Rewards of Rightsizing
Even relatively small changes through rightsizing can yield considerable cost savings from a reduction in capital purchases and the elimination of ongoing maintenance, tax and insurance costs for each asset retired from the fleet.

For example, three years ago East Central Energy began the process of retiring or reassigning 12 vehicles by switching over to an IRS-approved driver reimbursement program managed by Runzheimer International (www.runzheimer.com), a Waterford, Wis.-based firm that provides mobility program management services. “We were able to take the 12 vehicles and reassign or eliminate them from the inventory,” Giffrow-Bos said. “If it was a decent truck and worthy to keep in our fleet, we would reassign it to another district and fulfill a need of another driver, without having to go outside and purchase a new one.”

The result? “We’ve saved about $38,000 annually with the 12 drivers on the program,” Giffrow-Bos said.

So, how often should you conduct a fleet rightsizing analysis for maximum benefit?

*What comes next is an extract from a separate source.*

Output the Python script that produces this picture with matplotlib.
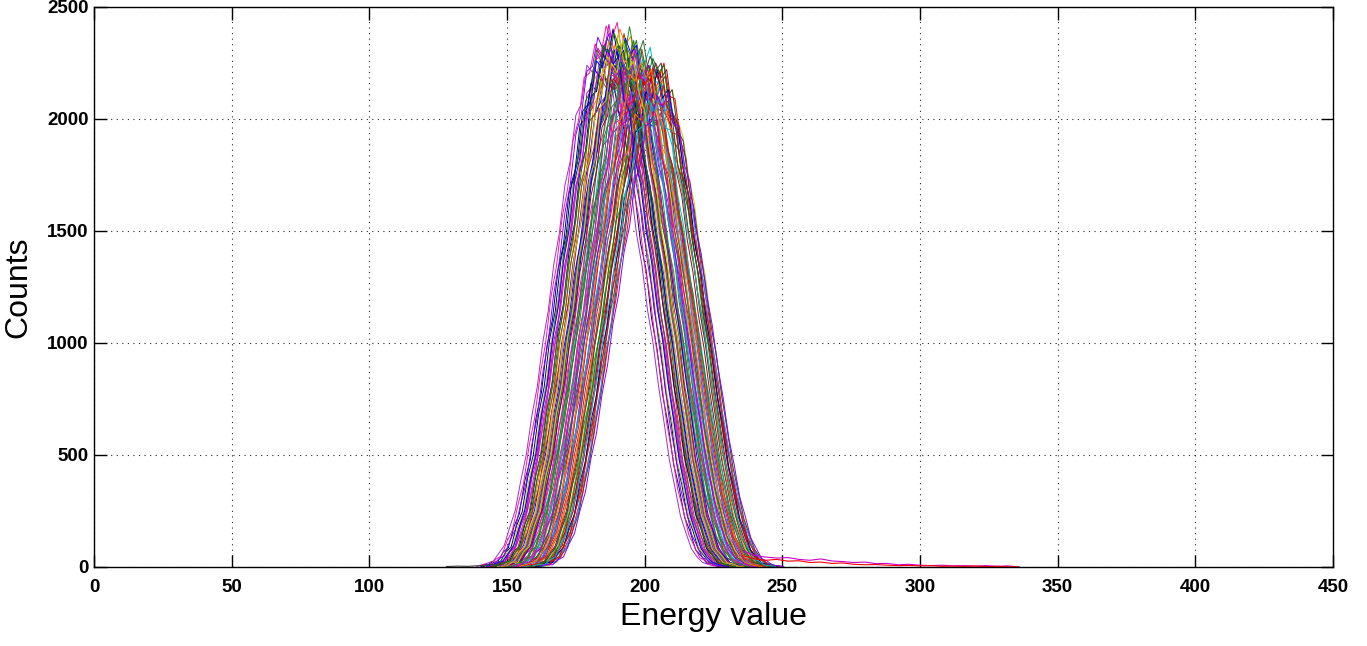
from matplotlib import pyplot as plt
import numpy as np

# offsets from each spectrum's peak (energy units) and three hand-read peak shapes
profile_dx = [-44, -42, -40, -38, -36, -34, -32, -30, -28, -26, -24, -22, -20, -18, -16,
              -14, -12, -10, -8, -6, -4, -2, 0, 2, 4, 6, 8, 10, 12, 14, 16, 18, 20, 22,
              24, 26, 28, 30, 32, 34, 36, 38, 40, 42, 44]
profile_a = [3, 9, 18, 26, 60, 95, 175, 250, 380, 495, 665, 795, 990, 1130, 1335,
             1470, 1680, 1790, 1990, 2040, 2210, 2180, 2260, 2195, 2230, 2040, 1990, 1780,
             1670, 1470, 1330, 1135, 990, 800, 640, 470, 350, 225, 150, 80, 45, 20, 12, 5, 2]
profile_b = [6, 12, 10, 34, 48, 110, 160, 270, 360, 520, 640, 825, 965, 1165, 1300,
             1505, 1630, 1840, 1925, 2110, 2130, 2255, 2200, 2270, 2120, 2110, 1920, 1840,
             1625, 1500, 1300, 1160, 965, 810, 620, 490, 335, 245, 140, 90, 40, 28, 9, 6, 3]
profile_c = [2, 5, 22, 20, 66, 88, 182, 242, 392, 488, 672, 790, 1000, 1120, 1340,
             1460, 1690, 1770, 2000, 2030, 2190, 2150, 2290, 2160, 2200, 2060, 1980, 1790,
             1680, 1465, 1345, 1125, 985, 780, 645, 465, 360, 225, 160, 78, 50, 18, 14, 4, 1]
profile_ref = 2250

# peak position and peak height of each spectrum
centers = [191.5, 203.0, 187.0, 197.5, 194.0, 206.0, 189.5, 199.0, 185.5, 201.5,
           195.5, 192.5, 204.5, 188.0, 198.0, 183.0, 200.5, 196.0, 190.5, 205.0,
           193.0, 186.5, 202.0, 197.0, 191.0, 199.5, 184.5, 203.5, 195.0, 189.0,
           206.0, 193.5, 198.5, 187.5, 201.0, 194.5, 190.0, 205.5, 196.5, 192.0,
           200.0, 186.0, 202.5, 197.0, 188.5, 204.0, 194.0, 199.0, 191.0, 184.0,
           205.5, 195.5, 189.5, 201.5, 193.0, 198.0, 187.0, 203.0, 196.0, 190.5,
           200.5, 185.0, 204.5, 192.5, 197.5, 188.0, 202.0, 195.0, 199.5, 191.5,
           205.0, 194.5, 186.5, 200.0, 196.5, 189.0, 203.5, 192.0, 198.5, 206.5]
peaks = [2300, 2150, 2380, 2200, 2250, 2180, 2330, 2120, 2290, 2230,
         2050, 2340, 2100, 2410, 2260, 2280, 2170, 2310, 2200, 2230,
         2120, 2350, 2000, 2280, 2390, 2220, 2220, 2210, 2330, 2260,
         2150, 2290, 1950, 2300, 2140, 2370, 2290, 2060, 2180, 2250,
         2300, 2250, 2190, 2100, 2360, 2240, 2150, 2270, 2200, 2330,
         2120, 2240, 2180, 2050, 2350, 2150, 2270, 2260, 2200, 2340,
         2060, 2360, 2180, 2220, 2330, 2240, 2270, 2110, 2180, 2260,
         2130, 2210, 2300, 2200, 2270, 2370, 2080, 2310, 2240, 2100]

# long high-energy tails of two spectra
tail_x = [236, 240, 244, 248, 252, 256, 260, 264, 268, 272, 276, 280, 284, 288, 292,
          296, 300, 304, 308, 312, 316, 320, 324, 328, 332, 336]
tail_a = [70, 52, 44, 40, 42, 34, 30, 36, 27, 24, 20, 22, 15, 16, 10, 12, 8, 6, 8, 5,
          6, 4, 6, 3, 5, 0]
tail_b = [50, 36, 30, 34, 26, 28, 20, 22, 16, 18, 12, 10, 11, 8, 6, 7, 5, 6, 3, 4,
          3, 4, 2, 3, 1, 0]
lead_x = [128, 132, 136, 140, 144, 148]
lead_a = [2, 4, 3, 6, 10, 14]

colors = ['#0000ff', '#ff0000', '#cc00cc', '#007f00', '#00bfbf', '#cccc00', '#ff7f00',
          '#7f00ff', '#00007f', '#a00020', '#2e6b2e', '#8b4513', '#3f3f3f', '#ff1493',
          '#1e90ff', '#9932cc', '#b22222', '#228b22']

profiles = [profile_a, profile_b, profile_c]

fig = plt.figure(figsize=(13.67, 6.46), dpi=100)
ax = fig.add_axes([0.0688, 0.1223, 0.9063, 0.8669])

dx = np.array(profile_dx, dtype=float)
for i, (c, p) in enumerate(zip(centers, peaks)):
    shape = np.array(profiles[i % 3], dtype=float)
    ax.plot(c + dx, shape * p / profile_ref, color=colors[i % len(colors)], lw=0.7)

ax.plot(tail_x, tail_a, color='#cc00cc', lw=0.8)
ax.plot(tail_x, tail_b, color='#ff0000', lw=0.8)
ax.plot(lead_x, lead_a, color='#3f3f3f', lw=0.8)

ax.set_xlim(0, 450)
ax.set_ylim(0, 2500)
ax.set_xticks(range(0, 451, 50))
ax.set_yticks(range(0, 2501, 500))

ax.grid(True, linestyle=(0, (1, 4)), color='k', lw=0.8, alpha=0.85)
ax.tick_params(direction='in', length=9, width=1, top=True, right=True)
ax.tick_params(axis='x', pad=9)
ax.tick_params(axis='y', pad=4)
for lab in ax.get_xticklabels() + ax.get_yticklabels():
    lab.set_family('Liberation Sans')
    lab.set_fontweight('bold')
    lab.set_fontsize(13.5)
for s in ax.spines.values():
    s.set_linewidth(1)

ax.set_xlabel('Energy value', family='Liberation Sans', fontsize=23, labelpad=4)
ax.set_ylabel('Counts', family='Liberation Sans', fontsize=23, labelpad=10)

fig.savefig('out.png', dpi=100)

“If you’re talking about doing an enterprise-wide rightsizing study, I’d say once every five years,” Lauria advised. “If you’re identifying individual assets that are clearly being used less than the norm for that type of asset and application, then you could evaluate those opportunities for rightsizing at any time.”

An Ongoing Effort
The key takeaway here is that rightsizing is not a one-and-done project; it’s an ongoing, continuous improvement effort. That’s because the scope of your business can change at any time, directly impacting the number and type of assets you need to ensure that you’re maintaining a fleet that’s the right size.